Ein erster Schritt war das Strommarktgesetz, um planvoll den Weg zu immer weniger Kohle einzuschlagen. Ich bin Befürworter eines möglich schnellen Ausstieges und verfechte in Fragen der fossilen Energien auch innerhalb meiner Partei einen progressiven Kurs. Ökologie und Soziales sind kein Widerspruch, aber gehen nur dann Hand in Hand, wenn entsprechend politischer Wille tatkräftig umgesetzt wird. Das heißt, wir dürfen auch nicht die alten Kohlereviere nicht im Stich lassen, sondern müssen sie intelligent im Strukturwandel stärken. Die Energiewende ist dabei unser Komplize, Stichwort: Batterien, Speicherlösungen, Entwicklung von Prozesstechnik. Aus Braun wird Grün.
9. Massentierhaltung einschränken. Die bäuerliche Landwirtschaft schwindet. Die Tiere leiden. Die Lösung: Die Massentierhaltung muss mit scharfen Auflagen drastisch eingeschränkt werden.
Artgerechte Tierhaltung muss das Leitbild sein. Dabei gilt: Wir brauchen ökologische und zum Teil auch konventionelle Landwirtschaft. Beide müssen tierfeindliche Massenhaltung ächten. Als Politiker sehe ich mich in der Verantwortung nicht Sprecher der Agrarindustrie, sondern zuerst der bäuerlichen Landwirtschaft mit Augenmaß zu sein. Es ist Zeit für ein modernes Tierschutzgesetz, das die Würde des Tieres ins Zentrum stellt. Außerdem ist die europäische Agrarförderung so umzugestalten, dass die Subventionen in Zukunft nicht mehr pauschaliert, sondern an Zielen und Werten wie Klima-, Natur- und Tierschutz sowie Pflege der bäuerlichen Kultur orientiert ausgezahlt werden. Darüber hinaus befürworte ich ein Tierschutzlabel, das Transparenz über die Form der Tierhaltung herstellt. Aus der Eigenverantwortung können wir die Verbraucher nicht entlassen. Andererseits dürfen ethisch verantwortungsbewusste Produkte keine elitäre Ware für wenige sein.
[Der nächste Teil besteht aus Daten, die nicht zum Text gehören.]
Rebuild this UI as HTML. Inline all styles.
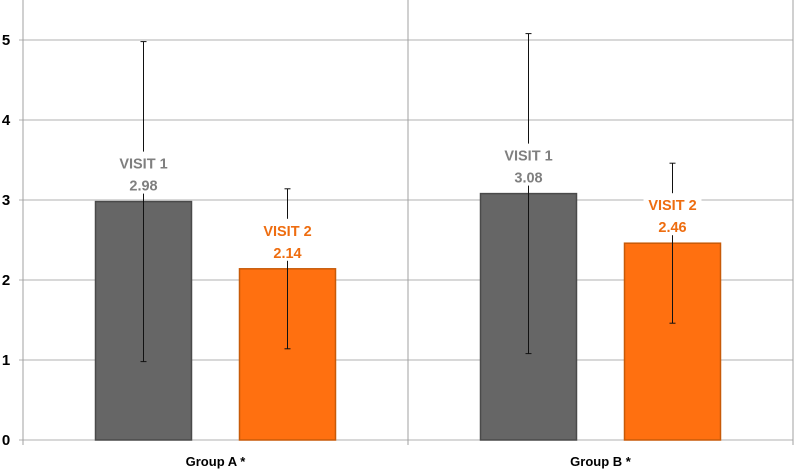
<!DOCTYPE html>
<html><head><meta charset="utf-8"><style>
html,body{margin:0;padding:0;background:#fff;width:794px;height:470px;overflow:hidden}
svg{display:block}
text{font-family:"Liberation Sans",sans-serif;font-weight:bold}
</style></head><body>
<svg id="chart" width="794" height="470"></svg>
<script>
const groups=["Group A *","Group B *"];
const visitNames=["VISIT 1","VISIT 2"];
const means=[[2.98,2.14],[3.08,2.46]];
const errs=[[2.0,1.0],[2.0,1.0]];
const yTicks=[0,1,2,3,4,5];
const svg=document.getElementById('chart');
const NS='http://www.w3.org/2000/svg';
function mk(t,a,p){const e=document.createElementNS(NS,t);for(const k in a)e.setAttribute(k,a[k]);(p||svg).appendChild(e);return e;}
const x0=23,x1=793,yB=440,pu=80;
const y=v=>yB-v*pu;
const gw=(x1-x0)/groups.length;
const barW=96;
const offs=[-72,72];
const fills=["#666666","#ff7010"];
const edges=["#4a4a4a","#c85a08"];
const labCol=["#7f7f7f","#ee6d10"];
yTicks.forEach(t=>{
 const l=mk('line',{x1:x0-4,x2:x1,y1:y(t),y2:y(t),stroke:'#b0b0b0','stroke-width':1});
 
 
 const tx=mk('text',{x:6,y:y(t)+5,'font-size':15,fill:'#000','text-anchor':'middle'});
 tx.textContent=t;
 
 
});
const ax=mk('line',{x1:x0,x2:x0,y1:0,y2:yB+5,stroke:'#a0a0a0'});


for(let g=0;g<=groups.length;g++){
 const xx=x0+g*gw;
 const d=mk('line',{x1:xx,x2:xx,y1:0,y2:yB+5,stroke:'#a0a0a0'});
 
 
}
groups.forEach((gn,g)=>{
 const cx=x0+gw*(g+0.5);
 const gl=mk('text',{x:cx,y:yB+26,'font-size':13,fill:'#000','text-anchor':'middle'});
 gl.textContent=gn;
 
 
 means[g].forEach((m,s)=>{
  const bx=cx+offs[s]-barW/2;
  const r=mk('rect',{x:bx,y:y(m),width:barW,height:yB-y(m),fill:fills[s],stroke:edges[s],'stroke-width':1.5});
  
  
  const ex=cx+offs[s];
  const eb=mk('g',{});
  
  
  const hi=y(m+errs[g][s]),lo=y(m-errs[g][s]);
  mk('line',{x1:ex,x2:ex,y1:hi,y2:lo,stroke:'#111','stroke-width':1},eb);
  mk('line',{x1:ex-3,x2:ex+3,y1:hi,y2:hi,stroke:'#111','stroke-width':1},eb);
  mk('line',{x1:ex-3,x2:ex+3,y1:lo,y2:lo,stroke:'#111','stroke-width':1},eb);
  const ly=y(m)-12;
  const bg=mk('rect',{x:ex-29,y:ly-38,width:58,height:42,fill:'#fff'});
  
  
  const t1=mk('text',{x:ex,y:ly-21,'font-size':14.5,fill:labCol[s],'text-anchor':'middle'});
  t1.textContent=visitNames[s];
  
  
  const t2=mk('text',{x:ex,y:ly+1,'font-size':14.5,fill:labCol[s],'text-anchor':'middle'});
  t2.textContent=m.toFixed(2);
  
  
 });
});
</script>
</body></html>
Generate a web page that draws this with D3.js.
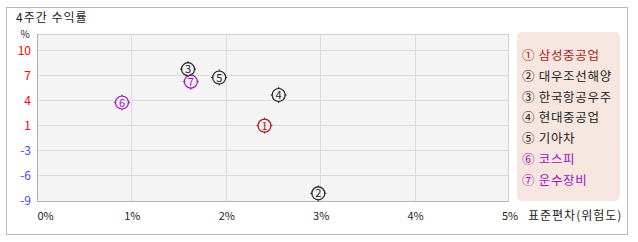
<!DOCTYPE html>
<html>
<head>
<meta charset="utf-8">
<script src="https://cdn.jsdelivr.net/npm/d3@7"></script>
<style>
  body { margin: 0; background: #fff; }
  text { font-family: "Noto Sans CJK KR", "Noto Sans", sans-serif; }
</style>
</head>
<body>
<script>
// data
var names = ["삼성중공업", "대우조선해양", "한국항공우주", "현대중공업", "기아차", "코스피", "운수장비"];
var marks = ["①", "②", "③", "④", "⑤", "⑥", "⑦"];
var risk = [2.41, 2.98, 1.60, 2.56, 1.93, 0.90, 1.63];     // 표준편차 %
var returns = [0.9, -8.2, 7.7, 4.6, 6.7, 3.7, 6.2];         // 4주간 수익률 %
var colors = ["#b01818", "#222", "#222", "#222", "#222", "#a010c0", "#a010c0"];
var xTicks = [0, 1, 2, 3, 4, 5];
var yTicks = [10, 7, 4, 1, -3, -6, -9];

var width = 638, height = 242;
var plot = { left: 37, right: 509, top: 34, bottom: 201 };

var svg = d3.select("body").append("svg")
  .attr("width", width)
  .attr("height", height);

// outer frame
svg.append("rect")
  .attr("x", 6.5).attr("y", 7.5)
  .attr("width", 621).attr("height", 227)
  .attr("fill", "#fff").attr("stroke", "#bbb");

svg.append("text")
  .attr("x", 16).attr("y", 22)
  .attr("font-size", 12)
  .attr("letter-spacing", 1)
  .attr("fill", "#222")
  .text("4주간 수익률");

// scales (y ticks are evenly spaced even though values are not)
var x = d3.scaleLinear().domain([0, 5]).range([plot.left, plot.right]);
var y = d3.scaleLinear()
  .domain(yTicks)
  .range(yTicks.map(function(d, i) { return 50 + i * 25; }));

var g = svg.append("g");

g.append("rect")
  .attr("x", plot.left).attr("y", plot.top)
  .attr("width", plot.right - plot.left).attr("height", plot.bottom - plot.top)
  .attr("fill", "#f4f4f4");

// grid lines
g.selectAll(".gx").data(xTicks.slice(1, -1)).enter().append("line")
  .attr("x1", d => Math.round(x(d)) + 0.5).attr("x2", d => Math.round(x(d)) + 0.5)
  .attr("y1", plot.top).attr("y2", plot.bottom)
  .attr("stroke", "#dcdcdc");

g.selectAll(".gy").data(yTicks.slice(0, -1)).enter().append("line")
  .attr("x1", plot.left).attr("x2", plot.right)
  .attr("y1", d => Math.round(y(d)) + 0.5).attr("y2", d => Math.round(y(d)) + 0.5)
  .attr("stroke", "#dcdcdc");

// plot border
g.append("rect")
  .attr("x", plot.left + 0.5).attr("y", plot.top + 0.5)
  .attr("width", plot.right - plot.left - 1).attr("height", plot.bottom - plot.top)
  .attr("fill", "none").attr("stroke", "#d0d0d0");
g.append("path")
  .attr("d", "M" + (plot.left + 0.5) + "," + plot.top + "V" + (plot.bottom + 0.5) + "H" + plot.right)
  .attr("fill", "none").attr("stroke", "#b4b4b4");

// y tick labels
svg.selectAll(".yl").data(yTicks).enter().append("text")
  .attr("x", 31)
  .attr("y", d => y(d) + 4.5)
  .attr("text-anchor", "end")
  .attr("font-size", 12)
  .attr("fill", d => d > 0 ? "#ff0000" : "#4444ff")
  .text(d => d);

svg.append("text")
  .attr("x", 25).attr("y", 38)
  .attr("text-anchor", "middle")
  .attr("font-size", 10)
  .attr("fill", "#222")
  .text("%");

// x tick labels
svg.selectAll(".xl").data(xTicks).enter().append("text")
  .attr("x", d => d === 0 ? x(d) + 0.5 : x(d) + 1)
  .attr("y", 220)
  .attr("text-anchor", d => d === 0 ? "start" : "middle")
  .attr("font-size", 11)
  .attr("fill", "#222")
  .text(d => d + "%");

svg.append("text")
  .attr("x", 528).attr("y", 220)
  .attr("font-size", 12)
  .attr("letter-spacing", 1)
  .attr("fill", "#222")
  .text("표준편차(위험도)");

// points
var pts = svg.selectAll(".pt").data(names).enter().append("g")
  .attr("transform", (d, i) => "translate(" + x(risk[i]) + "," + y(returns[i]) + ")");

pts.append("circle")
  .attr("r", 6.5)
  .attr("fill", "none")
  .attr("stroke", (d, i) => colors[i])
  .attr("stroke-width", 1.2);

pts.append("path")
  .attr("d", "M0,-8V-6M0,6V8M-8,0H-6M6,0H8")
  .attr("stroke", (d, i) => colors[i])
  .attr("stroke-width", 1);

pts.append("text")
  .attr("text-anchor", "middle")
  .attr("y", 4)
  .attr("font-size", 11)
  .attr("fill", (d, i) => colors[i])
  .text((d, i) => i + 1);

// legend
svg.append("rect")
  .attr("x", 517).attr("y", 32)
  .attr("width", 103).attr("height", 169)
  .attr("rx", 5)
  .attr("fill", "#f5e7e0");

svg.selectAll(".lg").data(names).enter().append("text")
  .attr("x", 522)
  .attr("y", (d, i) => 60 + i * 20.8)
  .attr("font-size", 12.5)
  .attr("letter-spacing", 0.7)
  .attr("fill", (d, i) => colors[i])
  .text((d, i) => marks[i] + " " + d);
</script>
</body>
</html>
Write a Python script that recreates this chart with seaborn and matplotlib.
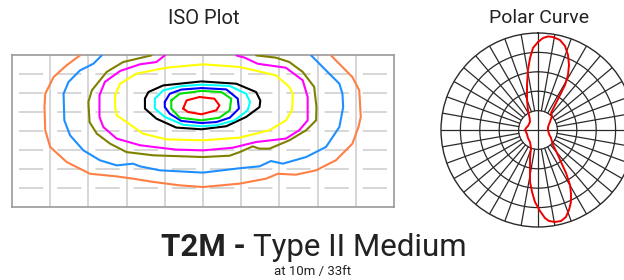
import numpy as np
import pandas as pd
import matplotlib
matplotlib.use("Agg")
import matplotlib.pyplot as plt
import seaborn as sns

sns.set_theme(style="white")
plt.rcParams['font.family'] = ['Roboto', 'DejaVu Sans']
plt.rcParams['lines.scale_dashes'] = False

# ---------------- ISO plot data (grid units, pole at origin) ----------------
red_x = [-0.52, -0.43, -0.09, 0.30, 0.43, 0.35, -0.04, -0.39]
red_y = [1.18, 1.61, 1.79, 1.70, 1.35, 1.09, 0.88, 1.00]

green_x = [-0.83, -0.61, -0.04, 0.48, 0.74, 0.70, 0.43, -0.04, -0.61, -0.83]
green_y = [1.61, 1.96, 2.11, 2.05, 1.70, 1.09, 0.70, 0.56, 0.70, 1.18]

blue_x = [-1.00, -0.87, -0.57, -0.04, 0.61, 0.91, 0.94, 0.70, 0.35, -0.04, -0.57, -0.87, -1.00]
blue_y = [1.53, 1.96, 2.18, 2.26, 2.19, 1.70, 1.18, 0.70, 0.47, 0.42, 0.53, 0.91, 1.26]

cyan_x = [-1.26, -1.04, -0.61, -0.04, 0.70, 1.13, 1.23, 1.17, 0.83, 0.35, -0.04, -0.52, -1.00, -1.26]
cyan_y = [1.70, 2.14, 2.35, 2.44, 2.37, 1.96, 1.53, 1.09, 0.56, 0.30, 0.25, 0.33, 0.74, 1.18]

black_x = [-1.52, -1.43, -1.04, -0.04, 0.87, 1.39, 1.50, 1.48, 1.13, 0.61, -0.04, -0.70, -1.22, -1.52]
black_y = [1.70, 2.05, 2.40, 2.61, 2.49, 2.05, 1.61, 1.26, 0.74, 0.25, 0.09, 0.18, 0.65, 1.18]

yellow_x = [-2.30, -2.17, -1.74, -0.96, 0.00, 0.96, 1.91, 2.26, 2.35, 2.33, 2.17, 1.74, 0.96,
            0.00, -0.96, -1.57, -2.00, -2.26, -2.30]
yellow_y = [1.88, 2.49, 3.02, 3.33, 3.51, 3.37, 2.93, 2.32, 1.96, 1.09, 0.56, 0.04, -0.35,
            -0.49, -0.44, -0.14, 0.47, 0.82, 1.26]

magenta_x = [-1.00, -1.22, -1.65, -2.17, -2.57, -2.71, -2.71, -2.61, -2.26, -1.65, -1.13, -0.70,
             0.00, 0.78, 1.39, 2.17, 2.52, 2.74, 2.74, 2.61, 2.17, 1.43, 1.09, 0.87]
magenta_y = [3.98, 3.63, 3.51, 3.16, 2.58, 1.88, 0.74, 0.21, -0.40, -0.75, -0.88, -0.98,
             -1.02, -0.88, -0.58, -0.40, 0.04, 0.56, 1.79, 2.67, 3.33, 3.54, 3.86, 3.98]

olive_x = [-1.35, -2.09, -2.52, -2.91, -3.00, -2.97, -2.78, -2.43, -2.00, -1.30, 0.00, 0.70, 0.96,
           1.30, 1.48, 1.74, 2.26, 2.70, 2.96, 2.97, 2.91, 2.61, 2.26, 1.91, 1.39]
olive_y = [3.98, 3.63, 3.11, 2.14, 1.53, 0.47, -0.14, -0.67, -1.11, -1.28, -1.37, -1.30, -1.11,
           -0.81, -0.93, -0.93, -0.49, 0.04, 0.56, 1.26, 2.32, 3.11, 3.63, 3.86, 3.98]

sky_x = [-2.65, -2.87, -3.22, -3.52, -3.65, -3.63, -3.48, -3.13, -2.70, -2.26, -1.83, -1.65, -1.13,
         0.00, 0.96, 1.48, 1.78, 2.09, 2.70, 3.22, 3.57, 3.67, 3.65, 3.57, 3.22, 2.83]
sky_y = [3.98, 3.54, 3.19, 2.58, 1.96, 0.56, -0.23, -1.02, -1.54, -1.81, -1.72, -1.86, -2.07,
         -2.19, -1.96, -1.86, -1.58, -1.72, -1.37, -0.84, 0.21, 1.26, 1.96, 2.49, 3.19, 3.98]

orange_x = [-3.22, -3.57, -3.91, -4.13, -4.15, -4.13, -4.00, -3.57, -2.96, -2.26, -1.83, -1.30,
            -0.61, 0.00, 0.96, 1.65, 1.96, 2.43, 2.96, 3.48, 3.91, 4.07, 4.13, 4.09, 3.91, 3.65, 3.35]
orange_y = [3.98, 3.46, 2.84, 1.96, 1.26, 0.04, -0.84, -1.63, -2.25, -2.39, -2.51, -2.68,
            -2.86, -2.95, -2.77, -2.51, -2.25, -2.30, -2.07, -1.54, -0.67, 0.21, 0.74, 2.14, 2.84, 3.37, 3.98]

contours = [
    ("orange", orange_x, orange_y, "#FF7F45", False),
    ("sky", sky_x, sky_y, "#1E8FFF", False),
    ("olive", olive_x, olive_y, "#808000", False),
    ("magenta", magenta_x, magenta_y, "#FF00FF", False),
    ("yellow", yellow_x, yellow_y, "#FFFF00", True),
    ("black", black_x, black_y, "#000000", True),
    ("cyan", cyan_x, cyan_y, "#00FFFF", True),
    ("blue", blue_x, blue_y, "#0000FF", True),
    ("green", green_x, green_y, "#00E000", True),
    ("red", red_x, red_y, "#FF0000", True),
]

# ---------------- Polar curve data (deg clockwise from 0 = up, % of max) ----------------
polar_angle = [0.0, 3.1, 6.1, 9.2, 13.7, 17.8, 21.8, 25.5, 28.6, 31.0, 32.2, 34.2, 37.4, 45.0,
               56.0, 73.3, 90.0, 110.0, 121.6, 135.0, 140.4, 144.3, 146.9, 149.8, 152.7, 155.4,
               158.8, 162.2, 165.8, 169.5, 173.1, 175.5, 178.6, 182.4, 185.5, 188.7, 191.3,
               195.9, 201.3, 213.7, 231.3, 250.0, 270.0, 279.5, 291.8, 315.0, 324.6, 333.4,
               339.9, 346.3, 350.5, 353.7, 356.5]
polar_value = [90.7, 95.0, 97.0, 97.1, 95.5, 91.0, 83.3, 74.2, 64.6, 54.1, 42.6, 31.2, 22.1, 20.4,
               14.9, 10.8, 10.3, 12.1, 15.7, 21.9, 30.8, 40.6, 52.9, 65.6, 74.2, 81.6,
               88.4, 94.2, 96.8, 96.4, 94.5, 91.0, 83.5, 74.3, 64.2, 54.2, 42.1,
               30.0, 19.9, 14.9, 13.2, 12.1, 13.4, 12.5, 11.1, 11.7, 14.8, 23.1,
               32.9, 47.8, 62.7, 74.7, 84.7]

title_main_bold = "T2M - "
title_main_rest = "Type II Medium"
subtitle = "at 10m / 33ft"

W, H = 624, 280
fig = plt.figure(figsize=(W / 100, H / 100), dpi=100)

def px2pt(v):
    return v * 72 / 100

# ---------------- ISO plot ----------------
ax = fig.add_axes([12 / W, (H - 207) / H, 382 / W, 152 / H])
ax.set_xlim(-5, 5)
ax.set_ylim(-4, 4)
grid_c = "#d6d6d6"
for gy in range(-3, 4):
    ln = ax.axhline(gy, color=grid_c, lw=1.4, zorder=0)
    ln.set_linestyle((px2pt(31.2), (px2pt(24.2), px2pt(14))))
for gx in range(-4, 5):
    ax.axvline(gx, color=grid_c, lw=1.4, zorder=0)

for name, xs, ys, col, closed in contours:
    xx = list(xs) + ([xs[0]] if closed else [])
    yy = list(ys) + ([ys[0]] if closed else [])
    df = pd.DataFrame({"x": xx, "y": yy})
    sns.lineplot(data=df, x="x", y="y", sort=False, estimator=None, color=col,
                 lw=1.5, ax=ax, zorder=3)
ax.set_xticks([])
ax.set_yticks([])
ax.set_xlabel("")
ax.set_ylabel("")
for s in ["left", "top", "bottom", "right"]:
    ax.spines[s].set_color("#999999")
    ax.spines[s].set_linewidth(1.2)

# ---------------- Polar plot ----------------
pax = fig.add_axes([441 / W, (H - 227) / H, 194 / W, 194 / H], projection="polar")
pax.set_theta_zero_location("N")
pax.set_theta_direction(-1)
pax.set_ylim(0, 100)
pax.grid(False)
gc = "#2a2a2a"
tt = np.linspace(0, 2 * np.pi, 361)
for rr in [20, 40, 60, 80]:
    pax.plot(tt, np.full_like(tt, rr), color=gc, lw=0.9, zorder=1)
for a in range(0, 360, 10):
    r0 = 0 if a % 90 == 0 else 20
    pax.plot([np.deg2rad(a)] * 2, [r0, 100], color=gc, lw=0.9, zorder=1)
pax.spines["polar"].set_color(gc)
pax.spines["polar"].set_linewidth(1.0)
pang = np.deg2rad(polar_angle + [polar_angle[0]])
pval = polar_value + [polar_value[0]]
pdf = pd.DataFrame({"theta": pang, "r": pval})
sns.lineplot(data=pdf, x="theta", y="r", sort=False, estimator=None, color="#EE0000",
             lw=1.4, ax=pax, zorder=3)
pax.set_xlabel("")
pax.set_ylabel("")
pax.set_xticks([])
pax.set_yticks([])
pax.set_ylim(0, 100)

# ---------------- Texts ----------------
tc = "#222222"
fig.text(204 / W, 1 - 18 / H, "ISO Plot", ha="center", va="center", fontsize=14.5, color=tc)
fig.text(539 / W, 1 - 18 / H, "Polar Curve", ha="center", va="center", fontsize=14, color=tc)

yb = 1 - 256 / H
t1 = fig.text(0, yb, title_main_bold, ha="left", va="baseline", fontsize=22.5,
              fontweight="bold", color=tc)
t2 = fig.text(0, yb, title_main_rest, ha="left", va="baseline", fontsize=22.5, color=tc)
fig.canvas.draw()
r = fig.canvas.get_renderer()
w1 = t1.get_window_extent(r).width
w2 = t2.get_window_extent(r).width
x0 = 314 - (w1 + w2) / 2
t1.set_x(x0 / W)
t2.set_x((x0 + w1) / W)
fig.text(313 / W, 1 - 272 / H, subtitle, ha="center", va="center", fontsize=9.5, color=tc)

fig.savefig("out.png", dpi=100)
10. Plastikmüll reduzieren. Nichts zeigt den respektlosen Umgang mit unserer Umwelt so sehr wie die Verschwendung von Kunststoffen. Eine Abgabe auf Plastikverpackungen wäre der erste Schritt, den Trend zu stoppen.
Zustimmung. Wir müssen Plastikmüll reduzieren. Meist sind wir zu sorglos im Umgang mit Plastik. Ich packe mir dabei an die eigene Nase. Eine Abgabe auf Plastikverpackungen ist eine Möglichkeit, wobei es auf deren Ausgestaltung ankommt. Sie sollte aus meiner Sicht nur die Inverkehrbringer von unökologischen Plastikverpackungen belasten. Ehrlicher Weise besteht die Gefahr einer Umlage seitens der Hersteller auf die Verbraucher. Augenmerk darauf, dass das möglichst vermieden wird. Abfallvermeidung von Beginn an, zeitgemäße Mehrwegsysteme und neue Wege wie Food-Sharing und verpackungsfreie Lebensmittelgeschäfte sind Teil eines Gesamtpakets im Kampf gegen Plastikmüll.